Packing the house for the their lecture at the Telus Centre on campus last week, where Cardiff and Bures Miller first met as a graduate student and soon-to-be drop out respectively, the pair informally presented selections from their career to a room consisting largely of old friends, former teachers and wide-eyed art students. The talk wasn't riveting by any means, or even all that insightful, but it was warm and charming, much akin to a homecoming where all that matters is that they were standing in the room with you. I left wondering if their reputations had become more valued than the art itself, as the long shadows of The Paradise Institute and certainly Forty Part Motet still hover as the benchmarks that each new subsequent work will be invariably compared with.
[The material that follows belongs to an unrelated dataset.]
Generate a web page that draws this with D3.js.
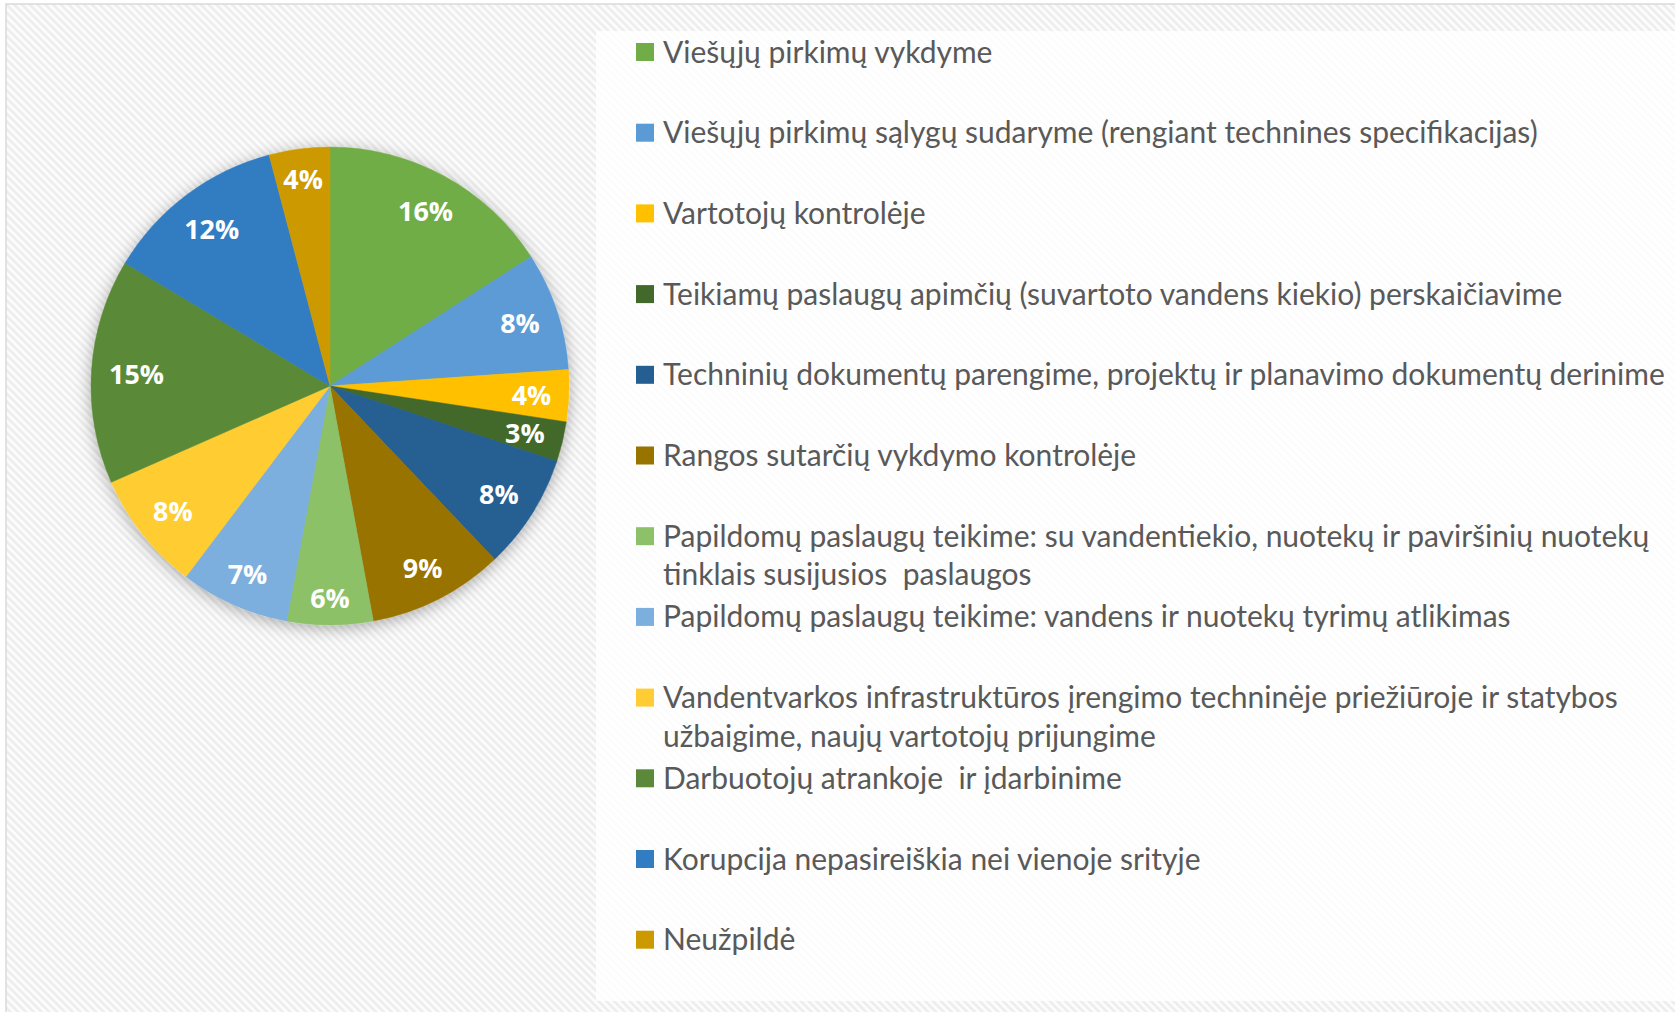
<!DOCTYPE html>
<html>
<head>
<meta charset="utf-8">
<script src="https://cdn.jsdelivr.net/npm/d3@7"></script>
<style>
  body { margin: 0; background: #fff; }
  svg { display: block; }
</style>
</head>
<body>
<svg class="chart"></svg>
<script>
'use strict';

var WIDTH = 1675;
var HEIGHT = 1012;
var PIE_CENTER = { x: 330, y: 386 };
var PIE_RADIUS = 239;
var LEGEND_BOX = { x: 596, y: 31 };
var LEGEND_FIRST_Y = 52;
var LEGEND_STEP = 80.7;
var LEGEND_LINE = 38.5;
var FONT = "Lato, 'Open Sans', sans-serif";
var LABEL_FONT = "'Open Sans', Lato, sans-serif";

// categories (legend order = slice order, clockwise from 12 o'clock)
var categories = [
    "Viešųjų pirkimų vykdyme",
    "Viešųjų pirkimų sąlygų sudaryme (rengiant technines specifikacijas)",
    "Vartotojų kontrolėje",
    "Teikiamų paslaugų apimčių (suvartoto vandens kiekio) perskaičiavime",
    "Techninių dokumentų parengime, projektų ir planavimo dokumentų derinime",
    "Rangos sutarčių vykdymo kontrolėje",
    "Papildomų paslaugų teikime: su vandentiekio, nuotekų ir paviršinių nuotekų\ntinklais susijusios  paslaugos",
    "Papildomų paslaugų teikime: vandens ir nuotekų tyrimų atlikimas",
    "Vandentvarkos infrastruktūros įrengimo techninėje priežiūroje ir statybos\nužbaigime, naujų vartotojų prijungime",
    "Darbuotojų atrankoje  ir įdarbinime",
    "Korupcija nepasireiškia nei vienoje srityje",
    "Neužpildė"
];

// share of answers, percent (labels show them rounded)
var percents = [15.9, 8.0, 3.5, 2.7, 7.8, 9.2, 5.8, 7.4, 8.1, 15.2, 12.3, 4.1];

var colors = [
    "#70AD47", "#5B9BD5", "#FFC000",
    "#43682B", "#255E91", "#997300",
    "#8CC168", "#7CAFDD", "#FFCD33",
    "#5A8A39", "#327DC2", "#CC9A00"
];

var svg = d3.select(".chart")
    .attr("width", WIDTH)
    .attr("height", HEIGHT);

var defs = svg.append("defs");

// light diagonal hatch used by the chart area
var hatch = defs.append("pattern")
    .attr("id", "hatch")
    .attr("patternUnits", "userSpaceOnUse")
    .attr("width", 5.5)
    .attr("height", 5.5)
    .attr("patternTransform", "rotate(-45)");
hatch.append("rect").attr("width", 5.5).attr("height", 5.5).attr("fill", "#fcfcfc");
hatch.append("rect").attr("width", 2.6).attr("height", 5.5).attr("fill", "#ededed");

var shadow = defs.append("filter")
    .attr("id", "pieShadow")
    .attr("x", "-20%").attr("y", "-20%")
    .attr("width", "140%").attr("height", "140%");
shadow.append("feDropShadow")
    .attr("dx", 0)
    .attr("dy", 3)
    .attr("stdDeviation", 8)
    .attr("flood-color", "#000")
    .attr("flood-opacity", 0.32);

// chart area
svg.append("rect")
    .attr("x", 6).attr("y", 4)
    .attr("width", WIDTH).attr("height", HEIGHT)
    .attr("fill", "url(#hatch)")
    .attr("stroke", "#d9d9d9")
    .attr("stroke-width", 1.5);

// legend background
svg.append("rect")
    .attr("x", LEGEND_BOX.x).attr("y", LEGEND_BOX.y)
    .attr("width", WIDTH - LEGEND_BOX.x)
    .attr("height", 1001 - LEGEND_BOX.y)
    .attr("fill", "#fff")
    .attr("fill-opacity", 0.82);

/**
 * Find a font size that makes the text run the given width
 */
function fitFontSize(text, family, weight, targetWidth) {
    var probe = svg.append("text")
        .attr("font-family", family)
        .attr("font-weight", weight)
        .attr("font-size", 100)
        .style("white-space", "pre")
        .text(text);
    var w = probe.node().getComputedTextLength();
    probe.remove();
    return 100 * targetWidth / w;
}

var legendSize = fitFontSize(categories[4], FONT, "normal", 1002);
var labelSize = fitFontSize("16%", LABEL_FONT, "bold", 55);

// pie
var pie = d3.pie().sort(null).value(function (d) { return d; });
var arc = d3.arc().innerRadius(0).outerRadius(PIE_RADIUS);
var arcs = pie(percents);

var pieGroup = svg.append("g")
    .attr("transform", "translate(" + PIE_CENTER.x + "," + PIE_CENTER.y + ")");

pieGroup.append("g")
    .attr("filter", "url(#pieShadow)")
    .selectAll("path")
    .data(arcs)
    .enter()
    .append("path")
    .attr("d", arc)
    .attr("fill", function (d, i) { return colors[i]; })
    .attr("stroke", function (d, i) { return colors[i]; })
    .attr("stroke-width", 0.5);

// data labels, placed "inside end": outer corner of the label box sits just inside the rim
var labels = pieGroup.selectAll("text.label")
    .data(arcs)
    .enter()
    .append("text")
    .attr("class", "label")
    .attr("font-family", LABEL_FONT)
    .attr("font-weight", "bold")
    .attr("font-size", labelSize)
    .attr("fill", "#fff")
    .attr("text-anchor", "middle")
    .attr("dominant-baseline", "central")
    .text(function (d) { return Math.round(d.value) + "%"; });

labels.each(function (d) {
    var box = this.getBBox();
    var mid = (d.startAngle + d.endAngle) / 2;
    var ux = Math.sin(mid);
    var uy = -Math.cos(mid);
    var cx = (ux < 0 ? -1 : 1) * box.width / 2;
    var cy = (uy < 0 ? -1 : 1) * labelSize * 0.36;
    var uc = ux * cx + uy * cy;
    var reach = PIE_RADIUS - 17;
    var dist = -uc + Math.sqrt(uc * uc - (cx * cx + cy * cy) + reach * reach);
    d3.select(this)
        .attr("x", ux * dist)
        .attr("y", uy * dist);
});

// legend
var legendY = d3.scaleLinear()
    .domain([0, categories.length - 1])
    .range([LEGEND_FIRST_Y, LEGEND_FIRST_Y + LEGEND_STEP * (categories.length - 1)]);

var legend = svg.append("g").attr("class", "legend");

var item = legend.selectAll("g")
    .data(categories)
    .enter()
    .append("g")
    .attr("transform", function (d, i) { return "translate(0," + legendY(i) + ")"; });

item.append("rect")
    .attr("x", 636)
    .attr("y", -9)
    .attr("width", 18)
    .attr("height", 18)
    .attr("fill", function (d, i) { return colors[i]; });

var itemText = item.append("text")
    .attr("font-family", FONT)
    .attr("font-size", legendSize)
    .attr("fill", "#595959")
    .style("white-space", "pre");

itemText.selectAll("tspan")
    .data(function (d) { return d.split("\n"); })
    .enter()
    .append("tspan")
    .attr("x", 663)
    .attr("y", function (d, j) { return j * LEGEND_LINE; })
    .attr("dy", "0.35em")
    .text(function (d) { return d; });
</script>
</body>
</html>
Image credit: Janet Cardiff and George Bures Miller, Storm Room, 2010
All Photos from: Echigo-Tsumari Art Triennial 2009 | Takenori Miyamoto + Hiromi Seno


The night before the grand opening of the gallery, with an industry night and the energy of numerous out-of-towners swirling throughout the building, I sneaked away to stand inside their freshly completed new work, Storm Room. The seamless illusion of standing in a Japanese-inspired room surrounded by a thunderstorm was surprisingly more realistic than it was magical. From the perfectly timed short circuiting of the lights to the dew drops pitter pattering against the window panes, the installation was perfect in every each way—except I wasn't interested. It was enchanting, but there was no curiosity. Dreading I would have a similar experience for The Murder of Crows, a piece I have been waiting two years to experience in full, I completely bypassed it all together that evening. Hearing from people who had entered the exhibition that night, echoing my experience during an earlier and abbreviated media tour, the acute intensity of everyone in the room-—the pressing desire to be impressed—was far too overpowering to actually take in the art.

Pulling out the worn and creased fold out for The Paradise Institute that's been saved and kept in an ever-growing pile of old programs and postcards, I am having a difficult time remembering the eye opening affect that this art once had over me.